• **To be done**: From the entries below, copy every line where the string "this" appears.

• **Source material**:
━━━━

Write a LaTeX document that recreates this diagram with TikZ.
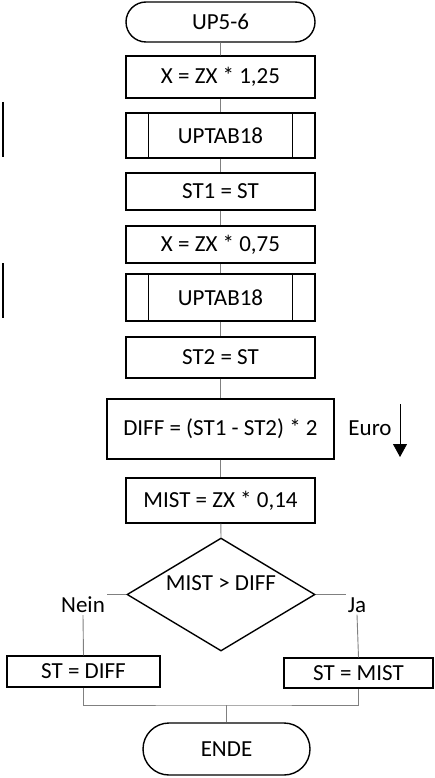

━━━━

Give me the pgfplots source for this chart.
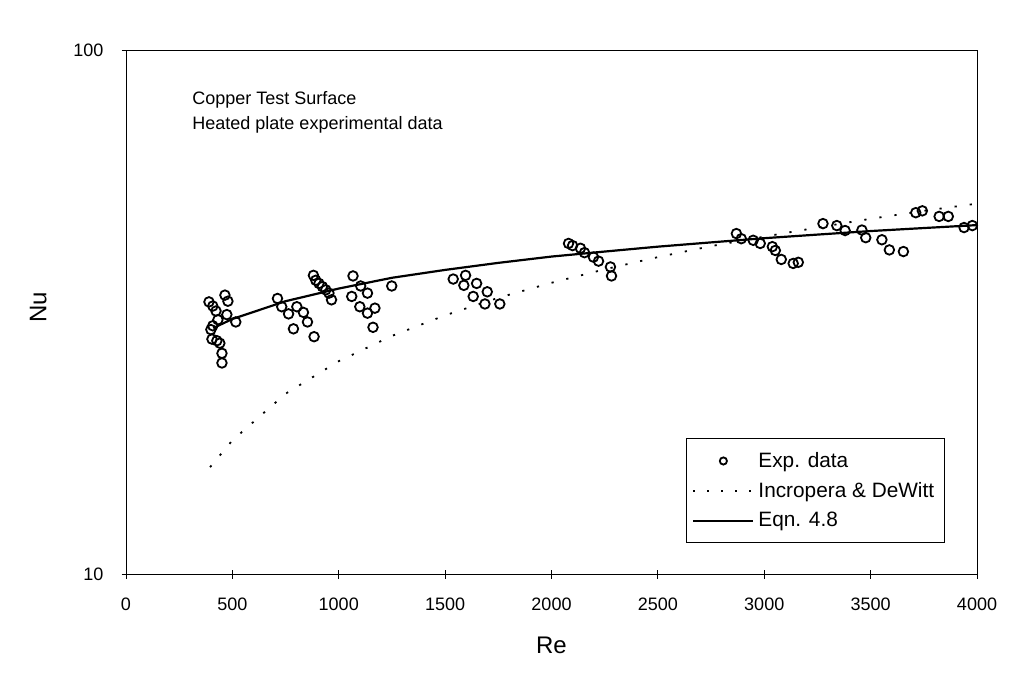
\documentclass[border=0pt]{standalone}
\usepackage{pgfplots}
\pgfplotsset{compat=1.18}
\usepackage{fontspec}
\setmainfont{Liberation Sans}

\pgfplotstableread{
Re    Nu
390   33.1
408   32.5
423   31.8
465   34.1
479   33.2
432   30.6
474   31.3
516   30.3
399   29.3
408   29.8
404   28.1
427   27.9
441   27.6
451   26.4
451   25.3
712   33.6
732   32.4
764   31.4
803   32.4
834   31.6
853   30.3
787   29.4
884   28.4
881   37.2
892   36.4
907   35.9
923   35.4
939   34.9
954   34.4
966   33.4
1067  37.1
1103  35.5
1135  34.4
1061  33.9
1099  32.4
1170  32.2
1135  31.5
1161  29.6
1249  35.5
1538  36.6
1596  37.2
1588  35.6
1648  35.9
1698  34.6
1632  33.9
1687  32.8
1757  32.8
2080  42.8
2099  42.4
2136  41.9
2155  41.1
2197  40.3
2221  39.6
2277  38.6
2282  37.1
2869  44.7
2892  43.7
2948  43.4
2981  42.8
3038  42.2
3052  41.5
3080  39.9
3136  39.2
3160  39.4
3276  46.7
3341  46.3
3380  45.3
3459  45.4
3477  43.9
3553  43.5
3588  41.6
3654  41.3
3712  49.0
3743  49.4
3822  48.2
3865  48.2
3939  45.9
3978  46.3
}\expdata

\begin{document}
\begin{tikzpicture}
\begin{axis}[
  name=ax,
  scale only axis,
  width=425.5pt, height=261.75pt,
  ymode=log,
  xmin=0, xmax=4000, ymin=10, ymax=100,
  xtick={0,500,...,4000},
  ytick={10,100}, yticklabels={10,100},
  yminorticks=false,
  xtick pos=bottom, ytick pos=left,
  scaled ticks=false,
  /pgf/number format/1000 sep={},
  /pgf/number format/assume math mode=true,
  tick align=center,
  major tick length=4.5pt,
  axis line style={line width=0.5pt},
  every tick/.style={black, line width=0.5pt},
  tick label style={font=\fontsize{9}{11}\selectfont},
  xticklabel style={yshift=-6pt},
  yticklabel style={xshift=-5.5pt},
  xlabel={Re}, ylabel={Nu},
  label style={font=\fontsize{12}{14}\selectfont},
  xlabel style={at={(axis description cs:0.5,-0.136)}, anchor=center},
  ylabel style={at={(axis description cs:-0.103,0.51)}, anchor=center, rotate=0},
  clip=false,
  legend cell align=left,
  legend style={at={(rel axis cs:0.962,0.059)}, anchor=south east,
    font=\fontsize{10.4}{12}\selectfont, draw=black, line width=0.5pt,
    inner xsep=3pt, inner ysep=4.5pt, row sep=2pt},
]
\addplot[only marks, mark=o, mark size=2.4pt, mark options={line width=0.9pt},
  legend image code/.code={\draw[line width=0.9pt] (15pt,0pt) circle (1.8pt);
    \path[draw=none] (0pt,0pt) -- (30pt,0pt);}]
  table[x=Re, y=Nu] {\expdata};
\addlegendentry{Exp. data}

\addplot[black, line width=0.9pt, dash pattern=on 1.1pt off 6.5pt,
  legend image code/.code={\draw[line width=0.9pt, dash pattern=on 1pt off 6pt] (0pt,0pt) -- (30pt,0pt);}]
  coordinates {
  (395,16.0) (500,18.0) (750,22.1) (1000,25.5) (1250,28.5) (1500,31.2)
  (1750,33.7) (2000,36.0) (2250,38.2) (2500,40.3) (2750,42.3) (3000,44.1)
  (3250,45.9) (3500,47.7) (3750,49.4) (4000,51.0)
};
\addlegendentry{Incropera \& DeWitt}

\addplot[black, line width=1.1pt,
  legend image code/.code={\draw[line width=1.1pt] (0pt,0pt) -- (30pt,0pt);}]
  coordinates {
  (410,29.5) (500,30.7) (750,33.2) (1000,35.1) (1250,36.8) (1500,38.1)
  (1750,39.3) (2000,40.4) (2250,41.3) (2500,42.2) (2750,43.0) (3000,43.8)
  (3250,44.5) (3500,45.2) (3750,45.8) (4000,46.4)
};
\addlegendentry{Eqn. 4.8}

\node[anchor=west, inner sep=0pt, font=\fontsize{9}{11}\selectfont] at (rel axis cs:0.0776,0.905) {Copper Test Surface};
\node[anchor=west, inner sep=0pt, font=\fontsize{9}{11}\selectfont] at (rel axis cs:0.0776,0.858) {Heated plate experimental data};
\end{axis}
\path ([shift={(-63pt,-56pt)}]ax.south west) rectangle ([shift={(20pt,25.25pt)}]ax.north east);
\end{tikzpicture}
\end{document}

━━━━

• **Expected answer**:
Write a LaTeX document that recreates this diagram with TikZ.
Give me the pgfplots source for this chart.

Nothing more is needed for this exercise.